8 September 2015
I have always taken pride in my introverted nature – I felt it gave me the unique ability to truly enjoy being alone. And so it did. When others would anxiously search for a travel buddy or even a quick-stop-to-Safeway partner, I would secretly scoff and revel in the fact that I was perfectly capable and actually preferred the precious moments that I had to myself. When parties got too boisterous, I would sneak out of a side door and walk home, wistfully alone and introspective. When people got to be too much, I would abruptly excuse myself and find a quieter corner with which to muse by myself and to myself.
And yet my time alone in Tel Aviv has taken on a uniquely strange and, I must admit, frankly disconcerting quality. My time here alone has me feeling – well – alone.

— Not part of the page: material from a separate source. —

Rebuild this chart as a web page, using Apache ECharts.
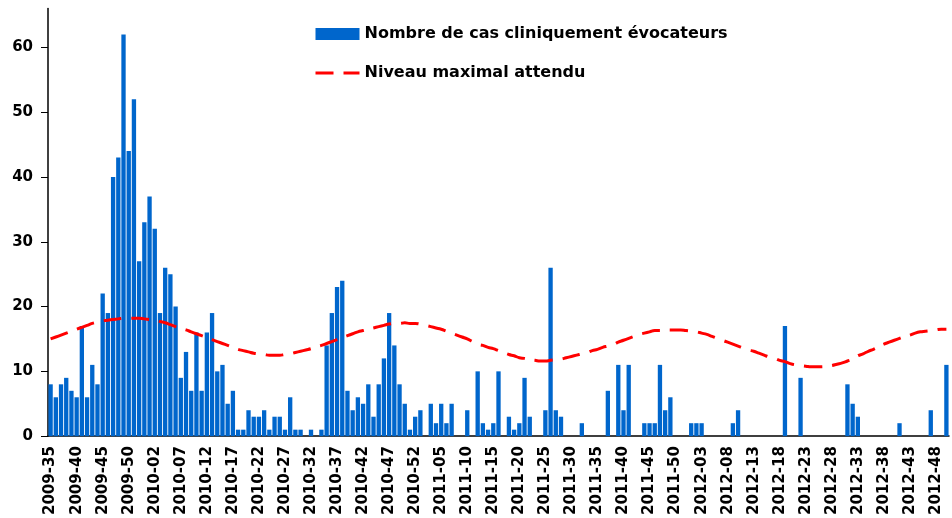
<!DOCTYPE html>
<html>
<head>
<meta charset="utf-8">
<script src="https://cdn.jsdelivr.net/npm/echarts@6/dist/echarts.min.js"></script>
<style>
  html, body { margin: 0; padding: 0; background: #fff; }
  #chart { width: 952px; height: 518px; }
</style>
</head>
<body>
<div id="chart"></div>
<script>
  // weeks: first year starts at week 35, last one stops at week 50
  var years = [2009, 2010, 2011, 2012];
  var firstWeek = [35, 1, 1, 1];
  var lastWeek = [53, 52, 52, 50];

  // nombre de cas cliniquement évocateurs, par semaine
  var casEvocateurs = [
    8, 6, 8, 9, 7, 6, 17, 6, 11, 8,
    22, 19, 40, 43, 62, 44, 52, 27, 33, 37,
    32, 19, 26, 25, 20, 9, 13, 7, 16, 7,
    16, 19, 10, 11, 5, 7, 1, 1, 4, 3,
    3, 4, 1, 3, 3, 1, 6, 1, 1, 0,
    1, 0, 1, 14, 19, 23, 24, 7, 4, 6,
    5, 8, 3, 8, 12, 19, 14, 8, 5, 1,
    3, 4, 0, 5, 2, 5, 2, 5, 0, 0,
    4, 0, 10, 2, 1, 2, 10, 0, 3, 1,
    2, 9, 3, 0, 0, 4, 26, 4, 3, 0,
    0, 0, 2, 0, 0, 0, 0, 7, 0, 11,
    4, 11, 0, 0, 2, 2, 2, 11, 4, 6,
    0, 0, 0, 2, 2, 2, 0, 0, 0, 0,
    0, 2, 4, 0, 0, 0, 0, 0, 0, 0,
    0, 17, 0, 0, 9, 0, 0, 0, 0, 0,
    0, 0, 0, 8, 5, 3, 0, 0, 0, 0,
    0, 0, 0, 2, 0, 0, 0, 0, 0, 4,
    0, 0, 11
  ];

  // niveau maximal attendu (courbe saisonniere)
  var niveauMax = [
    15.0, 15.3, 15.6, 15.9, 16.2, 16.5, 16.8, 17.1, 17.4, 17.6,
    17.8, 17.9, 18.0, 18.1, 18.2, 18.2, 18.2, 18.2, 18.1, 18.0,
    17.9, 17.7, 17.5, 17.2, 16.9, 16.6, 16.4, 16.1, 15.8, 15.5,
    15.2, 14.9, 14.6, 14.3, 14.0, 13.7, 13.4, 13.2, 13.0, 12.8,
    12.7, 12.6, 12.5, 12.5, 12.5, 12.6, 12.7, 12.9, 13.1, 13.3,
    13.5, 13.8, 14.0, 14.3, 14.6, 14.9, 15.2, 15.5, 15.8, 16.1,
    16.3, 16.5, 16.7, 16.9, 17.1, 17.3, 17.4, 17.4, 17.5, 17.4,
    17.4, 17.3, 17.1, 16.9, 16.7, 16.5, 16.2, 15.9, 15.6, 15.3,
    15.0, 14.6, 14.2, 14.0, 13.7, 13.5, 13.2, 12.9, 12.6, 12.4,
    12.1, 12.0, 11.8, 11.7, 11.6, 11.6, 11.7, 11.8, 11.9, 12.1,
    12.3, 12.5, 12.7, 12.9, 13.2, 13.4, 13.7, 13.9, 14.1, 14.5,
    14.8, 15.1, 15.4, 15.7, 15.9, 16.1, 16.3, 16.3, 16.4, 16.4,
    16.4, 16.4, 16.3, 16.2, 16.1, 15.9, 15.7, 15.4, 15.1, 14.8,
    14.5, 14.2, 13.9, 13.6, 13.3, 13.1, 12.8, 12.5, 12.2, 12.0,
    11.7, 11.5, 11.2, 11.0, 10.9, 10.8, 10.7, 10.7, 10.7, 10.8,
    10.9, 11.1, 11.3, 11.6, 11.9, 12.4, 12.7, 13.1, 13.4, 13.8,
    14.2, 14.5, 14.8, 15.1, 15.4, 15.6, 15.9, 16.1, 16.2, 16.3,
    16.4, 16.5, 16.5
  ];

  var yTicks = [0, 10, 20, 30, 40, 50, 60];

  var semaines = [];
  for (var y = 0; y < years.length; y++) {
    for (var w = firstWeek[y]; w <= lastWeek[y]; w++) {
      semaines.push(years[y] + '-' + (w < 10 ? '0' + w : w));
    }
  }

  var font = 'DejaVu Sans';
  var dash = [18, 10];

  var chart = echarts.init(document.getElementById('chart'));
  chart.setOption({
    animation: false,
    grid: {
      left: 48,
      right: 3,
      top: 8.5,
      bottom: 81.5
    },
    legend: {
      orient: 'vertical',
      left: 309,
      top: 21,
      itemWidth: 44,
      itemHeight: 12,
      itemGap: 23,
      textStyle: {
        fontFamily: font,
        fontWeight: 'bold',
        fontSize: 16,
        lineHeight: 12,
        color: '#000'
      },
      data: [
        { name: 'Nombre de cas cliniquement évocateurs', icon: 'rect' },
        {
          name: 'Niveau maximal attendu',
          itemStyle: { opacity: 0 },
          lineStyle: { type: dash, width: 3, color: '#FF0000' }
        }
      ]
    },
    xAxis: {
      type: 'category',
      data: semaines,
      axisLine: { lineStyle: { color: '#000', width: 1.5 } },
      axisTick: { interval: 0, length: 7, lineStyle: { color: '#000' } },
      axisLabel: {
        interval: 4,
        rotate: 90,
        margin: 10,
        fontFamily: font,
        fontWeight: 'bold',
        fontSize: 15,
        color: '#000'
      },
      splitLine: { show: false }
    },
    yAxis: {
      type: 'value',
      min: 0,
      max: 66,
      interval: 10,
      axisLine: { show: true, lineStyle: { color: '#000', width: 1.5 } },
      axisTick: { show: true, length: 7, customValues: yTicks, lineStyle: { color: '#000' } },
      axisLabel: {
        customValues: yTicks,
        margin: 15,
        fontFamily: font,
        fontWeight: 'bold',
        fontSize: 15,
        color: '#000'
      },
      splitLine: { show: false }
    },
    series: [
      {
        name: 'Nombre de cas cliniquement évocateurs',
        type: 'bar',
        barCategoryGap: '17%',
        itemStyle: { color: '#0066CC' },
        data: casEvocateurs
      },
      {
        name: 'Niveau maximal attendu',
        type: 'line',
        symbol: 'none',
        smooth: true,
        itemStyle: { color: '#FF0000' },
        lineStyle: { color: '#FF0000', width: 3, type: dash },
        data: niveauMax
      }
    ]
  });
</script>
</body>
</html>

It is not hard to see why: for ten days, I was carted around Israel with a busload of interesting and funny and new people. For ten days, I was never wanting when it came to fascinating company, a quick gossip catch up, a much-needed deep conversation. And at the end of it all, I was left with an armful of treasured memories, each one shared, each one connected to the thirty-nine people who were now walking away from me onto a plane, a bus, a taxi.
My first day alone in Tel Aviv was a glorious moment – I walked where I wanted to walk, I ate when I wanted to eat, I swam when I wanted to swim. I had no obligations, no alarms, nobody to tie me down. I was free.
Or so I thought.
My next day alone was a little more languished, a little more forced. I walked down streets I had already walked down and ate at places I had already eaten at and swam at beaches I had already swam at. Here I have this whole city to myself and yet I can’t quite think of what to do with it! So I hunted down theatres and bookstores and boutique shops to find new ways to spend my time. But each step felt wrong, each path incorrect, each shop duller than the last.
What is happening to me? I wondered, aghast that I was not revelling completely in my newfound alone time, time that I had so longed for not five days ago.
It hadn’t hit me until I was talking with my best friend from home that what happened to me is that I realised what I’ve quoted and written down and thought about since my senior year of high school is actually, profoundly, obviously true. Chris McCandless discovered, just before his anguished death after seeking solitude from humanity,
“Happiness [is] only real when shared.”
I can’t tell you how many times I’ve said this and thought about it and told it to other people. How strange it seems to me now that I took pride in my ability to be alone, to seek solitude, to pursue isolation from the thing that actually gives me the most joy. While I am indeed an introvert, it does not need to mean that I gain nothing from human interaction – quite the contrary, I seem to gain everything from human interaction! If nothing else, the past two weeks have shown me that my very sanity and source of happiness is derived from just the opposite of what I once thought.
People, company, connections are what I should be seeking. For it is there that my happiness truly lies, there that it rests, there that it has always waited for me, nestled inside a hug, a laugh, a joke, a moment.